Sequential chemotherapy/radiotherapy was comparable with concurrent chemoradiotherapy for stage I/II NK/T-cell lymphoma
- Author(s)
- Y. L. Kwong; S. J. Kim; E. Tse; S. Y. Oh; J. Y. Kwak; H. S. Eom; Y. R. Do; Y. C. Mun; S. R. Lee; H. J. Shin; C. Suh; S. S. Chuang; Y. S. Lee; S. T. Lim; K. Izutsu; R. Suzuki; T. Relander; F. d’Amore; N. Schmitz; A. Jaccard; W. S. Kim
- Keimyung Author(s)
- Do, Young Rok
- Department
- Dept. of Internal Medicine (내과학)
- Journal Title
- Annals of Oncology
- Issued Date
- 2018
- Volume
- 29
- Issue
- 1
- Keyword
- concurrent chemoradiotherapy; sequential chemotherapy and radiotherapy; stage I/II NK/T-cell lymphomas
- Abstract
- Background:
In stage I/II natural killer (NK)/T-cell lymphoma, concurrent chemoradiotherapy (CCRT) had previously been shown to result in superior outcome compared with anthracycline-containing regimens, which have since been considered ineffective.
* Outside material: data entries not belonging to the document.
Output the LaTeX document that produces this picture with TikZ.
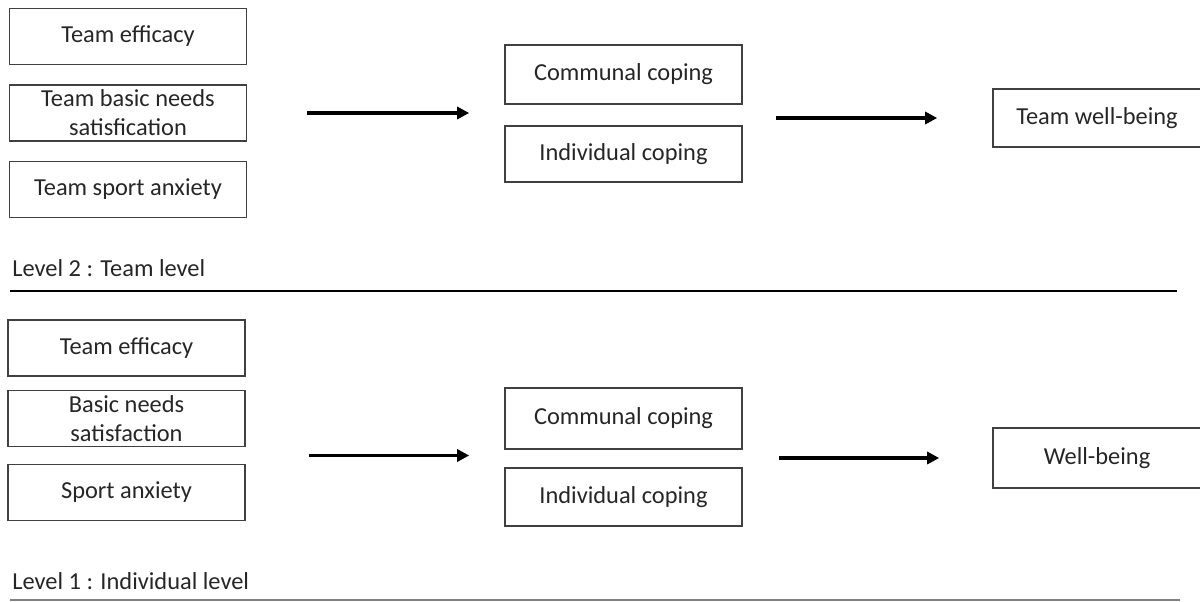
\documentclass[tikz,border=0pt]{standalone}
\usepackage{fontspec}
\setmainfont{Carlito}
\usepackage{tikz}
\usetikzlibrary{arrows.meta,calc}

\begin{document}
\begin{tikzpicture}[x=0.5pt,y=-0.5pt,
    box/.style={draw=black!75, line width=0.8pt, text=black!85, align=center,
      minimum width=118.5pt, minimum height=28pt, inner sep=1pt,
      font=\fontsize{12.2}{14.5}\selectfont},
    flow/.style={-{Triangle[length=6pt,width=6pt]}, line width=1.7pt},
    lvl/.style={anchor=base west, inner sep=0pt, text=black!85,
      font=\fontsize{12.2}{14.5}\selectfont}]
    \useasboundingbox (0,0) rectangle (1200,601) ;

    % level 2
    \node [box] (tte) at (128,36.5) {Team efficacy} ;
    \node [box] (tbn) at (128,113) {Team basic needs\\satisfication} ;
    \node [box] (tsa) at (128,189.5) {Team sport anxiety} ;
    \node [box, minimum height=29.5pt] (tcc) at (623.5,74.5) {Communal coping} ;
    \node [box] (tic) at (623.5,154) {Individual coping} ;
    \node [box, minimum width=104pt, minimum height=29pt] (twb) at (1097,118) {Team well-being} ;

    \draw [flow, shorten <=30pt, shorten >=17.5pt] (tbn.east) -- (tbn.east -| tcc.west) ;
    \draw [flow, shorten <=16.5pt, shorten >=27.5pt] (twb.west -| tcc.east) -- (twb.west) ;

    \node [lvl] (tlvl) at (12,276) {Level 2 : Team level} ;
    \draw [line width=1.1pt] (10,291) -- (1177,291) ;

    % level 1
    \node [box] (bte) at (126.5,348) {Team efficacy} ;
    \node [box] (bbn) at (126.5,418.5) {Basic needs\\satisfaction} ;
    \node [box] (bsa) at (126.5,492.5) {Sport anxiety} ;
    \node [box, minimum height=30.5pt] (bcc) at (623.5,418.5) {Communal coping} ;
    \node [box, minimum height=29pt] (bic) at (623.5,497) {Individual coping} ;
    \node [box, minimum width=104pt, minimum height=30pt] (bwb) at (1097,458) {Well-being} ;

    \coordinate (bin) at ($(bcc.south west)!0.5!(bic.north west)+(0,-3)$) ;
    \draw [flow, shorten <=31.5pt, shorten >=17.5pt] (bin -| bbn.east) -- (bin) ;
    \draw [flow, shorten <=18pt, shorten >=26.5pt] (bwb.west -| bcc.east) -- (bwb.west) ;

    \node [lvl] (blvl) at (12,589) {Level 1 : Individual level} ;
    \draw [gray, line width=0.9pt] (10,600) -- (1180,600) ;

  \end{tikzpicture}
\end{document}
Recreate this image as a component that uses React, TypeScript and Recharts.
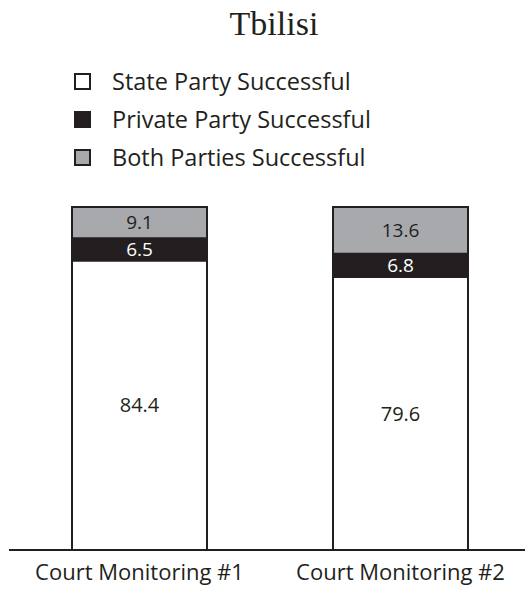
import React from 'react';
import { BarChart, Bar, XAxis, YAxis, LabelList } from 'recharts';

// Share of decisions by outcome (%), per monitoring round
const rounds = ['Court Monitoring #1', 'Court Monitoring #2'];
const stateParty = [84.4, 79.6];
const privateParty = [6.5, 6.8];
const bothParties = [9.1, 13.6];

const seriesNames = ['State Party Successful', 'Private Party Successful', 'Both Parties Successful'];

const data = rounds.map((round, i) => ({
  round,
  state: stateParty[i],
  priv: privateParty[i],
  both: bothParties[i],
}));

const INK = '#231f20';
const GREY = '#a7a9ac';
const FONT = '"Open Sans", sans-serif';

const legendItems = [
  { name: seriesNames[0], fill: '#ffffff' },
  { name: seriesNames[1], fill: INK },
  { name: seriesNames[2], fill: GREY },
];

// legend drawn as plain html so it doesn't eat into the plot area
const LegendBox = () => (
  <div style={{ position: 'absolute', top: 62, left: 74, fontFamily: FONT, fontSize: 23.5, color: INK }}>
    {legendItems.map((item) => (
      <div key={item.name} style={{ display: 'flex', alignItems: 'center', height: 38 }}>
        <div
          style={{
            width: 13,
            height: 13,
            background: item.fill,
            border: `2.5px solid ${INK}`,
            marginRight: 21,
          }}
        />
        <span>{item.name}</span>
      </div>
    ))}
  </div>
);

const RoundTick = (props: any) => {
  const { x, y, payload } = props;
  return (
    <text x={x} y={y + 22} textAnchor="middle" fontFamily={FONT} fontSize={22} fill={INK}>
      {payload.value}
    </text>
  );
};

const App: React.FC = () => {
  return (
    <div style={{ position: 'absolute', left: 0, top: 0, width: 525, height: 592, overflow: 'hidden', background: '#fff' }}>
      <div
        style={{
          position: 'absolute',
          top: 5,
          left: 0,
          width: 548,
          textAlign: 'center',
          fontFamily: '"Liberation Serif", serif',
          fontSize: 34,
          color: INK,
        }}
      >
        Tbilisi
      </div>
      <LegendBox />
      <BarChart width={531} height={592} data={data} margin={{ top: 207, right: 0, left: 9, bottom: 12 }}>
        <XAxis
          dataKey="round"
          height={30}
          tickLine={false}
          axisLine={{ stroke: INK, strokeWidth: 2 }}
          tick={<RoundTick />}
          interval={0}
        />
        <YAxis hide domain={[0, 100]} />
        <Bar dataKey="state" stackId="a" fill="#ffffff" stroke={INK} strokeWidth={2} barSize={135} isAnimationActive={false}>
          <LabelList dataKey="state" position="center" fill={INK} fontFamily={FONT} fontSize={20} />
        </Bar>
        <Bar dataKey="priv" stackId="a" fill={INK} stroke={INK} strokeWidth={2} barSize={135} isAnimationActive={false}>
          <LabelList dataKey="priv" position="center" fill="#ffffff" fontFamily={FONT} fontSize={19} />
        </Bar>
        <Bar dataKey="both" stackId="a" fill={GREY} stroke={INK} strokeWidth={2} barSize={135} isAnimationActive={false}>
          <LabelList dataKey="both" position="center" fill={INK} fontFamily={FONT} fontSize={19} />
        </Bar>
      </BarChart>
    </div>
  );
};

export default App;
The role of CCRT in comparison with approaches employing nonanthracycline-containing chemotherapy (CT) and sequential radiotherapy (RT) in such patients remains to be defined.
Patients and methods:
Three hundred and three untreated patients (207 men, 96 women; median age: 51, 18-86 years) with stage I/II NK/T-cell lymphoma who had received nonanthracycline-containing regimens were collected from an international consortium and retrospectively analyzed. Treatment included single modality (CT and RT), sequential modalities (CT + RT; RT + CT) and concurrent modalities (CCRT; CCRT + CT). The impact of clinicopathologic parameters and types of treatment on complete response (CR) rate, progression-free-survival (PFS) and overall-survival (OS) was evaluated.
Results:
For CR, stage (P = 0.027), prognostic index for NK/T-cell lymphoma (PINK) (P = 0.026) and types of initial treatment (P = 0.011) were significant prognostic factors on multivariate analysis. On Cox regression analysis, ECOG performance score (P = 0.021) and PINK-EBV DNA (PINK-E) (P = 0.002) significantly impacted on PFS; whereas ECOG performance score (P = 0.008) and stage (P < 0.001) significantly impacted on OS. For comparing CCRT ± CT and sequential CT + RT, CCRT ± CT patients (n = 190) were similar to sequential CT + RT patients (n = 54) in all evaluated clinicopathologic parameters except two significantly superior features (higher proportion of undetectable circulating EBV DNA on diagnosis and lower PINK-E scores). Despite more favorable pre-treatment characteristics, CCRT ± CT patients had CR rate, PFS and OS comparable with sequential CT + RT patients on multivariate and Cox regression analyses.
Conclusions:
In stage I/II NK/T-cell lymphomas, when effective chemotherapeutic regimens were used, CCRT and sequential CT + RT gave similar outcome.